What are you currently reading?
- William Congreve, Love for Love
- Julie Ellison, Cato's Tears
- Martin Jay, Downcast Eyes
- Erich Auerbach, Mimesis
- Elizabeth George, Payment in Blood
- John Banville, The Sea (but I'm not enjoying it much -- my brother-in-law gave it to me, and he likes very depressing books)
What are your five favourite texts?
- This is a list that changes frequently, but here it is for now:
- George Eliot, Middlemarch
- Henry Fielding, Tom Jones
- Jane Austen, Northanger Abbey
- Wilkie Collins, The Moonstone
- Terry Pratchett and Neil Gaiman, Good Omens
What are the top five texts that you find to be the most useful for teaching?
Impossible to answer! Depends on the day, the students, how much coffee I've drunk... But ok, here's a go:
- Jonathan Swift, "The Lady's Dressing Room"
- John Keats, "Ode to a Nightingale"
- Jane Austen, Emma
- William Thackeray, Vanity Fair
- Virginia Woolf, To the Lighthouse
What texts have you had the most fun researching?
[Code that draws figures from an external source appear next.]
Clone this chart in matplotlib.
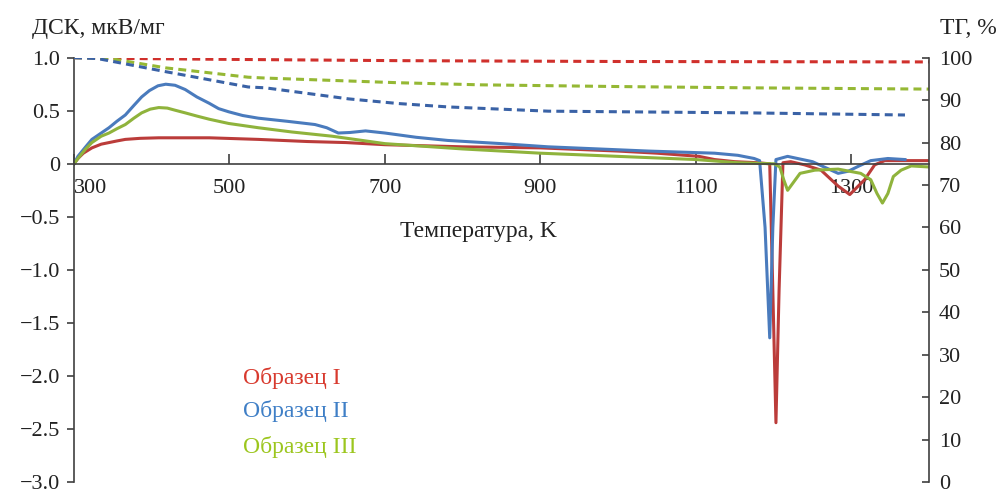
import matplotlib.pyplot as plt

plt.rcParams['font.family'] = ['Liberation Serif', 'DejaVu Serif']

# DSC, solid lines (left axis)
t_red = [300, 305, 312, 323, 335, 345, 355, 366, 385, 409, 474, 537, 600, 650, 700, 800, 900, 1000, 1050,
         1104, 1124, 1150, 1180, 1195, 1199, 1203, 1207, 1212, 1222, 1240, 1261, 1283, 1298, 1317, 1330,
         1343, 1400]
dsc_red = [0, 0.05, 0.1, 0.15, 0.185, 0.2, 0.215, 0.23, 0.24, 0.245, 0.245, 0.23, 0.21, 0.2, 0.18, 0.16, 0.15,
           0.12, 0.1, 0.07, 0.04, 0.02, 0.01, 0.0, -1.2, -2.44, -1.2, 0.01, 0.02, -0.01, -0.06, -0.21, -0.29,
           -0.15, -0.01, 0.03, 0.03]

t_blue = [300, 305, 315, 323, 335, 345, 355, 366, 377, 387, 397, 408, 418, 430, 443, 458, 474, 486, 499, 517,
          537, 575, 610, 625, 640, 655, 675, 700, 740, 781, 850, 910, 1039, 1124, 1154, 1175, 1182, 1189,
          1195, 1199, 1203, 1218, 1250, 1283, 1296, 1310, 1325, 1347, 1369]
dsc_blue = [0, 0.07, 0.16, 0.23, 0.29, 0.34, 0.40, 0.46, 0.55, 0.63, 0.69, 0.735, 0.75, 0.74, 0.70, 0.63, 0.57,
            0.52, 0.49, 0.455, 0.43, 0.40, 0.37, 0.34, 0.29, 0.295, 0.31, 0.29, 0.25, 0.22, 0.19, 0.16, 0.12,
            0.1, 0.08, 0.05, 0.03, -0.6, -1.64, -0.6, 0.04, 0.07, 0.02, -0.09, -0.07, -0.02, 0.03, 0.05, 0.04]

t_green = [300, 305, 315, 323, 335, 345, 355, 366, 377, 387, 398, 409, 420, 430, 443, 458, 474, 499, 537, 580,
           632, 700, 800, 900, 1000, 1100, 1154, 1201, 1208, 1213, 1218, 1225, 1234, 1253, 1283, 1312, 1325,
           1333, 1340, 1347, 1354, 1364, 1377, 1400]
dsc_green = [0, 0.05, 0.14, 0.2, 0.26, 0.29, 0.33, 0.37, 0.43, 0.48, 0.515, 0.53, 0.525, 0.505, 0.48, 0.45,
             0.42, 0.38, 0.34, 0.30, 0.26, 0.19, 0.14, 0.1, 0.07, 0.04, 0.01, 0.0, -0.03, -0.15, -0.25, -0.18,
             -0.09, -0.06, -0.05, -0.09, -0.15, -0.28, -0.37, -0.28, -0.12, -0.06, -0.02, -0.03]

# TG, dashed lines (right axis)
tg_t_red = [300, 375, 500, 717, 1000, 1400]
tg_red = [100, 99.8, 99.6, 99.3, 99.1, 99.0]

tg_t_blue = [300, 330, 353, 418, 524, 546, 653, 717, 781, 910, 1039, 1167, 1369]
tg_blue = [100, 99.8, 99.0, 96.7, 93.1, 92.9, 90.3, 89.2, 88.4, 87.4, 87.2, 87.0, 86.5]

tg_t_green = [300, 330, 353, 418, 524, 546, 717, 824, 1000, 1167, 1400]
tg_green = [100, 99.9, 99.6, 97.6, 95.4, 95.2, 94.1, 93.6, 93.2, 92.9, 92.6]

xticks = [300, 500, 700, 900, 1100, 1300]
c_red, c_blue, c_green = '#bb3c3a', '#4a7bbd', '#8fb33c'

fig = plt.figure(figsize=(10.03, 4.93), dpi=100)
ax = fig.add_axes([0.0738, 0.022, 0.8525, 0.861])
ax2 = ax.twinx()

ax.plot(t_red, dsc_red, color=c_red, lw=2.2)
ax.plot(t_blue, dsc_blue, color=c_blue, lw=2.2)
ax.plot(t_green, dsc_green, color=c_green, lw=2.2)

ax2.plot(tg_t_red, tg_red, color='#d0302c', lw=2.2, dashes=(2.6, 1.7))
ax2.plot(tg_t_green, tg_green, color='#95b834', lw=2.2, dashes=(2.6, 1.7))
ax2.plot(tg_t_blue, tg_blue, color='#3a62a6', lw=2.2, dashes=(2.6, 1.7))

ax.set_xlim(300, 1400)
ax.set_ylim(-3.0, 1.0)
ax2.set_ylim(0, 100)

spine_c = '#404040'
ax.spines['bottom'].set_position(('data', 0))
for a in (ax, ax2):
    a.spines['top'].set_visible(False)
ax2.spines['bottom'].set_visible(False)
ax2.spines['left'].set_visible(False)
ax.spines['right'].set_visible(False)
ax.spines['bottom'].set_color(spine_c)
ax.spines['left'].set_color(spine_c)
ax2.spines['right'].set_color(spine_c)
for s in ('bottom', 'left'):
    ax.spines[s].set_linewidth(1.2)
ax2.spines['right'].set_linewidth(1.2)

fs = 16
ax.set_xticks(xticks)
ax.set_xticklabels([str(v) for v in xticks])
ax.get_xticklabels()[0].set_horizontalalignment('left')
ax.tick_params(axis='x', direction='in', length=7, width=1.2, color=spine_c, pad=11, labelsize=fs,
               labelcolor='#222222')

ax.set_yticks([1.0, 0.5, 0, -0.5, -1.0, -1.5, -2.0, -2.5, -3.0])
ax.set_yticklabels(['1.0', '0.5', '0', '\u22120.5', '\u22121.0', '\u22121.5', '\u22122.0', '\u22122.5',
                    '\u22123.0'])
ax.tick_params(axis='y', direction='out', length=5, width=1.2, color=spine_c, pad=5, labelsize=fs,
               labelcolor='#222222')

ax2.set_yticks(range(0, 101, 10))
ax2.tick_params(axis='y', direction='in', length=5, width=1.2, color=spine_c, pad=7, labelsize=fs,
                labelcolor='#222222')

fig.text(0.032, 0.943, 'ДСК, мкВ/мг', fontsize=17, color='#222222', va='center')
fig.text(0.937, 0.943, 'ТГ, %', fontsize=17, color='#222222', va='center')
ax.text(820, -0.64, 'Температура, K', fontsize=17, color='#222222', ha='center', va='center')

ax.text(517, -2.02, 'Образец I', fontsize=17, color='#d83a2e', va='center')
ax.text(517, -2.33, 'Образец II', fontsize=17, color='#3f7fc6', va='center')
ax.text(517, -2.67, 'Образец III', fontsize=17, color='#9cc61e', va='center')

fig.savefig('out.png', dpi=100)
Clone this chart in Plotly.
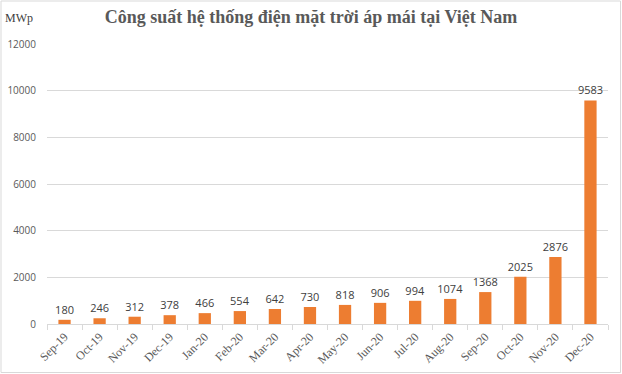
import plotly.graph_objects as go

months = ["Sep-19", "Oct-19", "Nov-19", "Dec-19", "Jan-20", "Feb-20", "Mar-20", "Apr-20",
          "May-20", "Jun-20", "Jul-20", "Aug-20", "Sep-20", "Oct-20", "Nov-20", "Dec-20"]
capacity = [180, 246, 312, 378, 466, 554, 642, 730, 818, 906, 994, 1074, 1368, 2025, 2876, 9583]
y_ticks = [0, 2000, 4000, 6000, 8000, 10000, 12000]

W, H = 622, 374
ml, mr, mt, mb = 47, 14, 44, 50
pw = W - ml - mr
ph = H - mt - mb

fig = go.Figure(go.Bar(
    x=months, y=capacity,
    marker=dict(color="#ED7D31", line=dict(width=0)),
    text=[str(v) for v in capacity], textposition="outside",
    constraintext="none",
    textfont=dict(family="Open Sans, Liberation Sans, sans-serif", size=11, color="#404040"),
    cliponaxis=False,
))

fig.update_layout(
    width=W, height=H,
    margin=dict(l=ml, r=mr, t=mt, b=mb, autoexpand=False),
    paper_bgcolor="white", plot_bgcolor="white",
    bargap=0.65,
    showlegend=False,
    title=dict(text="<b>Công suất hệ thống điện mặt trời áp mái tại Việt Nam</b>",
               x=0.5, xanchor="center", y=1 - 17 / H, yanchor="middle", automargin=False,
               font=dict(family="Liberation Serif, Times New Roman, serif", size=18, color="#595959")),
    xaxis=dict(type="category", tickangle=-45, tickson="boundaries", automargin=False,
               ticks="outside", ticklen=5, tickcolor="#d9d9d9",
               showline=True, linecolor="#d9d9d9", linewidth=1,
               showgrid=False,
               tickfont=dict(family="Liberation Serif, Times New Roman, serif", size=12, color="#595959")),
    yaxis=dict(range=[0, 12000], tickvals=y_ticks, ticktext=[str(v) for v in y_ticks],
               showgrid=True, gridcolor="#d9d9d9", gridwidth=1, zeroline=False, automargin=False,
               ticks="", ticklabelstandoff=10,
               tickfont=dict(family="Open Sans, Liberation Sans, sans-serif", size=10, color="#595959")),
    annotations=[dict(text="MWp", xref="paper", yref="paper",
                      x=-(ml - 3) / pw, y=1 + (mt - 18) / ph, xanchor="left", yanchor="middle",
                      showarrow=False,
                      font=dict(family="Liberation Serif, Times New Roman, serif", size=12, color="#404040"))],
    shapes=[dict(type="rect", xref="paper", yref="paper",
                 x0=-(ml - 1) / pw, x1=1 + (mr - 1.5) / pw,
                 y0=-(mb - 1.5) / ph, y1=1 + (mt - 1) / ph,
                 line=dict(color="#d9d9d9", width=1), fillcolor="rgba(0,0,0,0)")],
)

fig.write_html("out.html", config={"displayModeBar": False},
               post_script="document.body.style.margin='0';document.body.style.overflow='hidden';")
Seriously, how is it possible to choose?? Um, I liked writing an article on Eliza Haywood, because I got to sit around reading romance novels for a whole summer (she wrote over 80 works, most of them trashy fiction...).
What would you be if you weren't an English professor?
Well, to be honest, I'm an English professor because I'm not very good at anything else. I'm especially bad at anything requiring practical skills or hand-eye coordination, which cuts out a lot of possibilities.